Jacqueline Nasimiyu used to wake in the early hours and, after making breakfast and fetching water, she would trek down valleys, push through bushes and wiggle under barbed wire fences to cover the 6km to Mahanga K secondary school in western Kenya.
There were no school buses and no paved roads around her village of Mawa in Kakamega county. The 17-year-old’s parents could not afford to pay for the only form of transport, motorbike taxis, known as boda boda.
“I would wake up as early as 4am to do chores and still manage to arrive in school on time. I never had time to study,” says Jacqueline, who would like to become an agricultural officer when she finishes her studies.
One day, when she was running late, she begged a boda boda driver to take her for free. He agreed, but the price ended up being very high.
“When this man helped me get to school several times, I fell for him and conceived in 2014,” says Jacqueline, whose baby is now nine months old.
Today, girls in the region are able to get to school under their own steam.
World Bicycle Relief, a not-for-profit organisation, has launched a bicycles for education empowerment programme to help children travel between home and school.
As part of this scheme, 100 locally assembled Buffalo bicycles were donated to Jacqueline’s school. These bicycles are designed for rough roads, and are tested and assembled in Africa.
Matt Pierce, World Bicycle Relief’s creative director, says reducing the time it takes students to travel to and from school frees them to spend more time in class and doing homework.
“In rural villages across Ghana, Kenya, Malawi, South Africa, Zimbabwe and Zambia where we have donated bicycles for schools, we have reduced the commute time to school by 75%,” says Pierce.
For Jacqueline, who had resolved to run away from home when she discovered she was pregnant, the bicycles helped her get her life back on track.
Enock Keya, the principal of her school, said two of his teachers talked to Jacqueline’s parents, who finally agreed that she could go back to school once she had given birth.
“Nasimiyu is a bright girl, and when we realised she had been out of school for close to a week, we took the step to go and find her,” says Keya.
Under the bicycle scheme, local committees select the most needy pupils, who must all live at least 6km from the school.
“When I received a bike I was so happy. Now I have time to study, travel comfortably to school, and still help with the chores. I also ride my little brother to and from school,” says Jacqueline, whose grades have improved from an average C+ to B+ since she got her wheels.
According to a UN report last year (pdf), 63 million adolescents of lower secondary school age are out of school.
“Out-of-school rates for children of primary and lower secondary school age fell between 2000 and 2007, but this progress has stalled since 2007, with the primary and lower secondary out-of-school rates stuck at around 9 and 17% respectively,” says the report.
In rural Kenya, children face obstacles to education including poor infrastructure, poverty and gender inequality.
Judith Okungu of World Vision, a partner organisation in the project, says 917 bicycles have so far been donated across Kakamega county.

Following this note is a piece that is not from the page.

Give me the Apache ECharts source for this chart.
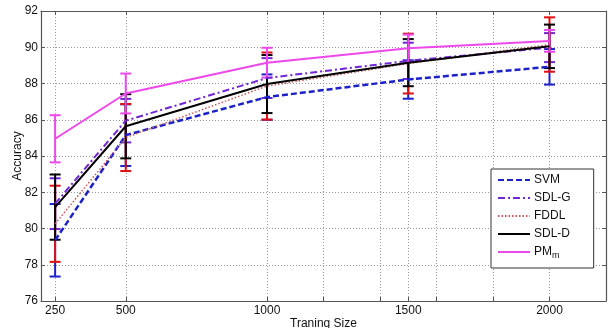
<!DOCTYPE html>
<html>
<head>
<meta charset="utf-8">
<script src="https://cdn.jsdelivr.net/npm/echarts@6/dist/echarts.min.js"></script>
<style>
  html, body { margin: 0; padding: 0; background: #fff; }
  #chart { width: 613px; height: 328px; }
</style>
</head>
<body>
<div id="chart"></div>
<script>
// training sizes and tick positions
const sizes = [250, 500, 1000, 1500, 2000];
const xLabelTicks = [250, 500, 1000, 1500, 2000];
const xGridTicks = [250, 500, 1000, 1200, 1400, 1500, 1600, 1800, 2000];

// mean accuracy and error (half height of bar) per method
const svmMean = [79.35, 85.15, 87.25, 88.22, 88.92];
const svmErr = [2.0, 1.7, 1.25, 1.06, 0.98];
const sdlgMean = [81.37, 85.95, 88.3, 89.25, 89.98];
const sdlgErr = [1.4, 1.2, 1.1, 1.0, 0.8];
const fddlMean = [80.26, 85.02, 87.86, 89.1, 90.15];
const fddlErr = [2.1, 1.85, 1.85, 1.65, 1.5];
const sdldMean = [81.18, 85.64, 87.97, 89.15, 90.05];
const sdldErr = [1.8, 1.77, 1.6, 1.3, 1.2];
const pmMean = [84.95, 87.45, 89.15, 89.95, 90.35];
const pmErr = [1.3, 1.1, 0.82, 0.75, 0.6];

const FONT = 'Liberation Sans, Arial, sans-serif';

const methods = [
  { name: 'SVM', mean: svmMean, err: svmErr, color: '#1c22c8', barColor: '#1c22c8', width: 2.5, type: [6, 3] },
  { name: 'SDL-G', mean: sdlgMean, err: sdlgErr, color: '#7026d6', barColor: '#7026d6', width: 2, type: [7, 3, 2, 3] },
  { name: 'FDDL', mean: fddlMean, err: fddlErr, color: '#c85a5a', barColor: '#e01010', width: 1.5, type: [1.5, 2] },
  { name: 'SDL-D', mean: sdldMean, err: sdldErr, color: '#000000', barColor: '#000000', width: 2, type: 'solid' },
  { name: 'PM', mean: pmMean, err: pmErr, color: '#ee48ea', barColor: '#ee48ea', width: 2, type: 'solid' },
];

// error bar: vertical stem + two caps
function errorBarItem(color) {
  return function (params, api) {
    const x = api.value(0);
    const lo = api.coord([x, api.value(1)]);
    const hi = api.coord([x, api.value(2)]);
    const half = 5.5;
    const style = { stroke: color, lineWidth: 2 };
    return {
      type: 'group',
      children: [
        { type: 'line', shape: { x1: lo[0], y1: lo[1], x2: hi[0], y2: hi[1] }, style: style },
        { type: 'line', shape: { x1: lo[0] - half, y1: lo[1], x2: lo[0] + half, y2: lo[1] }, style: style },
        { type: 'line', shape: { x1: hi[0] - half, y1: hi[1], x2: hi[0] + half, y2: hi[1] }, style: style },
      ],
    };
  };
}

const series = [];
methods.forEach(function (m, i) {
  series.push({
    name: m.name + '_err',
    type: 'custom',
    renderItem: errorBarItem(m.barColor),
    data: sizes.map(function (s, k) { return [s, m.mean[k] - m.err[k], m.mean[k] + m.err[k]]; }),
    encode: { x: 0, y: [1, 2] },
    z: 2 + i,
    silent: true,
  });
});
methods.forEach(function (m, i) {
  series.push({
    name: m.name,
    type: 'line',
    data: sizes.map(function (s, k) { return [s, m.mean[k]]; }),
    symbol: 'none',
    color: m.color,
    lineStyle: { color: m.color, width: m.width, type: m.type },
    z: 10 + i,
  });
});

const axisLineStyle = { color: '#555', width: 1.2 };

const option = {
  backgroundColor: '#fff',
  animation: false,
  textStyle: { fontFamily: FONT },
  grid: { left: 41, right: 7, top: 11, bottom: 27, containLabel: false, outerBoundsMode: 'none' },
  legend: {
    data: methods.map(function (m) { return m.name; }),
    orient: 'vertical',
    left: 491,
    top: 169,
    backgroundColor: '#fff',
    borderColor: '#333',
    borderWidth: 1,
    borderRadius: 0,
    padding: [5, 23, 8, 6],
    itemWidth: 32,
    itemHeight: 12,
    itemGap: 6,
    itemStyle: { opacity: 0 },
    textStyle: {
      fontFamily: FONT,
      fontSize: 12,
      color: '#111',
      padding: [0, 0, 0, -1],
      rich: {
        sub: { fontSize: 9, fontFamily: FONT, color: '#111', padding: [7, 0, 0, 0] },
      },
    },
    formatter: function (name) {
      return name === 'PM' ? 'PM{sub|m}' : name;
    },
  },
  xAxis: [
    {
      type: 'value',
      min: 200,
      max: 2200,
      position: 'bottom',
      name: 'Traning Size',
      nameLocation: 'middle',
      nameGap: 17,
      nameMoveOverlap: false,
      nameTextStyle: { fontFamily: FONT, fontSize: 12, color: '#111', verticalAlign: 'top' },
      axisLine: { lineStyle: axisLineStyle },
      axisTick: { inside: true, length: 4, customValues: xGridTicks, lineStyle: { color: '#555' } },
      axisLabel: {
        customValues: xLabelTicks,
        formatter: function (v) { return String(v); },
        fontFamily: FONT, fontSize: 12, color: '#111', margin: 4,
      },
      splitLine: { show: true, lineStyle: { type: [1, 2], color: '#999' } },
    },
    {
      type: 'value',
      min: 200,
      max: 2200,
      position: 'top',
      axisLine: { lineStyle: axisLineStyle },
      axisTick: { inside: true, length: 4, customValues: xGridTicks, lineStyle: { color: '#555' } },
      axisLabel: { show: false },
      splitLine: { show: false },
    },
  ],
  yAxis: [
    {
      type: 'value',
      min: 76,
      max: 92,
      interval: 2,
      position: 'left',
      name: 'Accuracy',
      nameLocation: 'middle',
      nameGap: 17,
      nameMoveOverlap: false,
      nameRotate: 90,
      nameTextStyle: { fontFamily: FONT, fontSize: 12, color: '#111' },
      axisLine: { show: true, lineStyle: axisLineStyle },
      axisTick: { show: true, inside: true, length: 4, lineStyle: { color: '#555' } },
      axisLabel: { fontFamily: FONT, fontSize: 12, color: '#111', margin: 3 },
      splitLine: { show: true, lineStyle: { type: [1, 2], color: '#999' } },
    },
    {
      type: 'value',
      min: 76,
      max: 92,
      interval: 2,
      position: 'right',
      axisLine: { show: true, lineStyle: axisLineStyle },
      axisTick: { show: true, inside: true, length: 4, lineStyle: { color: '#555' } },
      axisLabel: { show: false },
      splitLine: { show: false },
    },
  ],
  series: series,
};

const chart = echarts.init(document.getElementById('chart'), null, { renderer: 'canvas' });
chart.setOption(option);
</script>
</body>
</html>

“In a household where there is a boy and a girl, the boy will wake and get ready for school while the girl will attend to house chores and then get ready for school. That’s why girls take a bigger percentage of the bicycles – 75% are given to girls,” Okungu says.
Underage sex is common in western Kenya, she says, partly because of poverty. “You’ll find that many girls opt to engage in sex to pay for meeting their basic needs because their parents are poor,” she says.
According to a report by the UN committee on the rights of the child, a large number of children in Kenya are living in child-headed households; Kakamega county is ranked second, with more than 21,600.
Keya says this makes it difficult to keep children in school, while early marriage and child labour can also prematurely end girls’ education in Kenya.
World Bicycle Relief, working with its partners and the Ministry of Education, distributed more than 3,000 bicycles to 22 schools in Uasin Gishu, Kakamega and Siaya counties last year, and expects to give out 5,000 in 2016.
Nelly Soita, 18, was given a bicycle and she sees it as a powerful weapon in her battle to continue her education despite her parents’ resistance.
“When I gave birth in 2014, my parents were not prepared to send me to the school because it was far away and there was no transport. They did not want me to walk to school every day, but this bicycle has changed all that,” she says with a smile.